Learning why your car's tail lights are not working is a step-by-step process. The first thing you should do is check the fuse as it might be burnt, and replace it if it is. If that doesn't help, then the bulbs might just need to be replaced. Take a look at them and see if the filaments inside are shattered. If you don't see any signs of damage inside the bulb or at the base that connects it to the lamp, install a test bulb that you know still works. If the test bulbs work, then the old bulbs just need to be replaced. Otherwise, a wiring might have been compromised and you will need to replace that part of the wiring harness.
What type of oil is best for the Mercedes Benz 280S?

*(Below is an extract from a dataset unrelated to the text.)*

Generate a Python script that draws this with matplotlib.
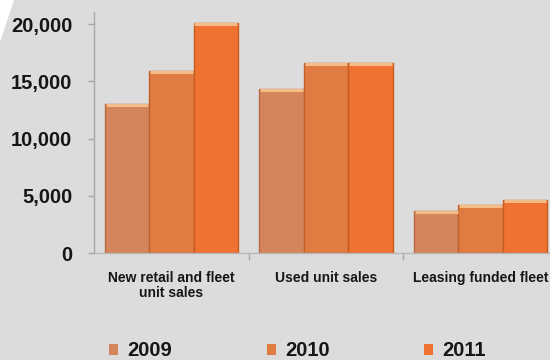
import matplotlib
matplotlib.use("Agg")
import matplotlib.pyplot as plt
from matplotlib.patches import Polygon, Patch
import numpy as np

plt.rcParams['font.family'] = ['Liberation Sans', 'DejaVu Sans']
plt.rcParams['font.weight'] = 'bold'

categories = ["New retail and fleet\nunit sales", "Used unit sales", "Leasing funded fleet"]
years = ["2009", "2010", "2011"]
values_2009 = [13000, 14300, 3700]
values_2010 = [15900, 16600, 4200]
values_2011 = [20100, 16600, 4600]
yticks = [0, 5000, 10000, 15000, 20000]
ytick_labels = ["0", "5,000", "10,000", "15,000", "20,000"]

series = [values_2009, values_2010, values_2011]
colors = ["#D5855B", "#E07B42", "#EF7231"]
edge_colors = ["#B8683F", "#C0612B", "#C95A1D"]
highlight = "#F6BC88"
bg = "#DDDCDC"

fig = plt.figure(figsize=(5.5, 3.6), dpi=100, facecolor=bg)
ax = fig.add_axes([94/550, 0.2972, (558-94)/550, 0.968-0.2972])
ax.set_facecolor(bg)

x = np.arange(len(categories))
width = 0.287
offsets = [-width, 0, width]
for vals, off, c, ec, lab in zip(series, offsets, colors, edge_colors, years):
    ax.bar(x + off, vals, width=width, color=c, edgecolor=ec, linewidth=1.0, label=lab, zorder=2)
    ax.hlines(np.array(vals) - 90, x + off - width/2 + 0.006, x + off + width/2 - 0.006,
              color=highlight, linewidth=2.2, zorder=3)

ax.set_xlim(-0.5, 2.5)
ax.set_ylim(0, 21100)
ax.set_yticks(yticks)
ax.set_yticklabels(ytick_labels, fontsize=14.5, fontweight='bold', color='#161616')
ax.tick_params(axis='y', length=4, width=1, color='#a8a8a8', pad=11.5)

ax.set_xticks(x)
ax.set_xticklabels(categories, fontsize=10, fontweight='bold', color='#161616', linespacing=1.1)
ax.tick_params(axis='x', length=0, pad=13)
ax.set_xticks([0.5, 1.5], minor=True)
ax.tick_params(axis='x', which='minor', length=5, width=1, color='#a8a8a8')

for s in ['top', 'right']:
    ax.spines[s].set_visible(False)
ax.spines['left'].set_color('#a8a8a8')
ax.spines['bottom'].set_color('#b8b8b8')
ax.spines['left'].set_linewidth(1.0)
ax.spines['bottom'].set_linewidth(1.0)

handles = [Patch(facecolor=c, edgecolor='none') for c in colors]
leg = fig.legend(handles, years, loc='center', bbox_to_anchor=(0.541, 0.025), ncol=3,
                 frameon=False, handlelength=0.45, handleheight=0.45, handletextpad=0.45,
                 columnspacing=4.7, prop={'size': 14.5, 'weight': 'bold'})
for t in leg.get_texts():
    t.set_color('#161616')

# white corner at the top-left of the picture
fig.patches.append(Polygon([[0, 1], [14/550, 1], [0, 1 - 42/360]], closed=True,
                           transform=fig.transFigure, facecolor='white', edgecolor='none'))

fig.savefig("out.png", dpi=100, facecolor=bg)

The best type of oil for the Mercedes Benz 280S would be a 10-40 or 20-50 semi-synthetic blend, which is formulated to seal conditioners that flow into the pores of the crankshaft seals and restore their shape and increase their flexibility. Finer oils no longer work for an old model such as the 280S as it tends to burn or leak more. A higher-mileage oil like the semi-synthetic blend will meet your car's needs that are unique to those of today's vehicles. Its higher viscosity seals piston-to-cylinder clearances better and will not squeeze out as readily from the larger engine-bearing clearances. Semi-synthetic oils also usually have a higher dose of anti-wear additives that will help slow down the wear process. They also cost less than a full synthetic blend, so this type of oil is perfect for the 280S.
My Mercedes Benz 280S is constantly hot. In order for my car to not overheat, I have to keep the defrost/heater mode on. What can I do to fix this?

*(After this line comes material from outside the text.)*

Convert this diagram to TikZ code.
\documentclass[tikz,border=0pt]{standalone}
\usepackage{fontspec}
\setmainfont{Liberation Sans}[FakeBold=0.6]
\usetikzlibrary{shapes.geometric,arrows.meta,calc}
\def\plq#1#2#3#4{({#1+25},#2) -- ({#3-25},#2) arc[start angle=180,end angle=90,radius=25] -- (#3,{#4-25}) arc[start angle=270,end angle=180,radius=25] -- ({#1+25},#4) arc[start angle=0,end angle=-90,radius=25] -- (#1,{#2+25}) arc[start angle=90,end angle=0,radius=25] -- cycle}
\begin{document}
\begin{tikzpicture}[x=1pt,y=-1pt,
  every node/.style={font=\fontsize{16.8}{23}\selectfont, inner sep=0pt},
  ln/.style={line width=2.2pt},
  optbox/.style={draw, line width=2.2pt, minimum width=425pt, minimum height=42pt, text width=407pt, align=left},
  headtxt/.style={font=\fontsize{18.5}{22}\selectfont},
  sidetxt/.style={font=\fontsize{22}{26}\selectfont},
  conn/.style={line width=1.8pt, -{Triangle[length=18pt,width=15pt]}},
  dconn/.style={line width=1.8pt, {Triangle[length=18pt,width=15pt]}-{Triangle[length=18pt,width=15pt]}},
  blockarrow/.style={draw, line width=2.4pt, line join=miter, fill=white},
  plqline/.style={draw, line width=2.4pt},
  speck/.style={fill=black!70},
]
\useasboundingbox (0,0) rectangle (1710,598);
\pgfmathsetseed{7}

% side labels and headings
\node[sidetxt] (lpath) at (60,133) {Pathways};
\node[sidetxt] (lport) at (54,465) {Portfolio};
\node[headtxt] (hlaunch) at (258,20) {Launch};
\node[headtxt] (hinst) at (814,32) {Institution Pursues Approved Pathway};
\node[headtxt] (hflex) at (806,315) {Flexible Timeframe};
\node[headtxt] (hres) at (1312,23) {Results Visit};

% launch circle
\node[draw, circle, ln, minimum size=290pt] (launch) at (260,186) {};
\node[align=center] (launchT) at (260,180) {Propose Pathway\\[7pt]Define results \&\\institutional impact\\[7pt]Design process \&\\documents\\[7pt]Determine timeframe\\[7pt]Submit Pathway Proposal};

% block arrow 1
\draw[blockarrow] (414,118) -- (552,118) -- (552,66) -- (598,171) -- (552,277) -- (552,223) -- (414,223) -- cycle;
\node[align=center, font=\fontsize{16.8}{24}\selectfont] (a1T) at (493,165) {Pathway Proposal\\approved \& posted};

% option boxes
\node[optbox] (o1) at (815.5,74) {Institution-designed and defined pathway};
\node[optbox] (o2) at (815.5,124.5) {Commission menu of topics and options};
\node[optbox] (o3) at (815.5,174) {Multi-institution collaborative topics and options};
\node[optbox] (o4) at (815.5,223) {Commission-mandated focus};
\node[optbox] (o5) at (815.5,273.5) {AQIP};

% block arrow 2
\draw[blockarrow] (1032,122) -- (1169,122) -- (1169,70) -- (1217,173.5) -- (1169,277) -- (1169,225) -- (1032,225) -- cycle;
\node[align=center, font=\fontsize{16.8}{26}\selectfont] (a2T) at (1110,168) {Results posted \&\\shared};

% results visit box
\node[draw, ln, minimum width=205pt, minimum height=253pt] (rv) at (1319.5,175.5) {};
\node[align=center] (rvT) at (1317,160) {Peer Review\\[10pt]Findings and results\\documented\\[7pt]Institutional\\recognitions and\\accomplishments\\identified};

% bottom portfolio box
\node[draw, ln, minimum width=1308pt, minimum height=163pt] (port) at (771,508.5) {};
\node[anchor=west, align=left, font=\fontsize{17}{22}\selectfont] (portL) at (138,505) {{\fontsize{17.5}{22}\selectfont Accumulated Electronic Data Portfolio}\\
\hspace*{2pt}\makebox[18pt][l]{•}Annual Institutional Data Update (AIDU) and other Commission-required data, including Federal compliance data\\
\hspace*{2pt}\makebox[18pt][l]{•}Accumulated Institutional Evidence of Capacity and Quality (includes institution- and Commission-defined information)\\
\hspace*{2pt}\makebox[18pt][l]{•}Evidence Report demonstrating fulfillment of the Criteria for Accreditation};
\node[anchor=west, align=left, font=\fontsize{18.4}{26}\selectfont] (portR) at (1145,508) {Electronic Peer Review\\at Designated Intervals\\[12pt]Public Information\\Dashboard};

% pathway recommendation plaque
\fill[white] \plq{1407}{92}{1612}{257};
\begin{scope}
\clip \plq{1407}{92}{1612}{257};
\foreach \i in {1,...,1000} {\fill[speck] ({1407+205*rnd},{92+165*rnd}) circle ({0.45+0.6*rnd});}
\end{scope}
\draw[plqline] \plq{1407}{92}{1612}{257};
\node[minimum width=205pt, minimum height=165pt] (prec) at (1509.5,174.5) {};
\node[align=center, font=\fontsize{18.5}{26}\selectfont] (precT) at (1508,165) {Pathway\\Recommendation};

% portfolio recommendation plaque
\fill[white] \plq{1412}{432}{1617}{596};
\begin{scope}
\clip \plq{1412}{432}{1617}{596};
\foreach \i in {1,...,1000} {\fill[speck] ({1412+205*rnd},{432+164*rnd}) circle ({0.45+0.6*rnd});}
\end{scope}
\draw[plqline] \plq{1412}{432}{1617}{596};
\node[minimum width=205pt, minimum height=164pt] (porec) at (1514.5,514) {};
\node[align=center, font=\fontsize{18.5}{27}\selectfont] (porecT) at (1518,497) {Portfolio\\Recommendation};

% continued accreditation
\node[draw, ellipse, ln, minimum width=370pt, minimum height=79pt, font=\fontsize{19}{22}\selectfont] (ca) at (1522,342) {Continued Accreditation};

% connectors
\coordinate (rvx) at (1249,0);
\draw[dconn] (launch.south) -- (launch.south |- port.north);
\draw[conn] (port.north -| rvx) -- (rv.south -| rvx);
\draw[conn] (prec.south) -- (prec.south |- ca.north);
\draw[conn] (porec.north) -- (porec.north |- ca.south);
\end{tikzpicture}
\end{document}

There are several factors that can cause your car's engine's temperature to get dangerously hot regularly, the most common of which is a low coolant level. The engine of your Mercedes Benz 280S relies on this fluid to circulate the cooling system and remove heat from the engine. If your car doesn't have enough coolant, then heat will build up. While running the heater/defrost may help, it is not enough to lower the engine's temperature to normal levels. Another possibility would be a faulty electric cooling fan. This component draws cooler air through the radiator when your car is not going fast enough. If your car tends to overheat or at least heat up (check your temperature gauge) while idling long enough, then this component is the problem. It is also possible that the thermostat may not be opening. If your car overheats while you're driving, then this may be the case. While your car is moving, the engine needs a lot of coolant flowing through, but if the thermostat doesn't open, then there won't be enough flow to keep the engine cool.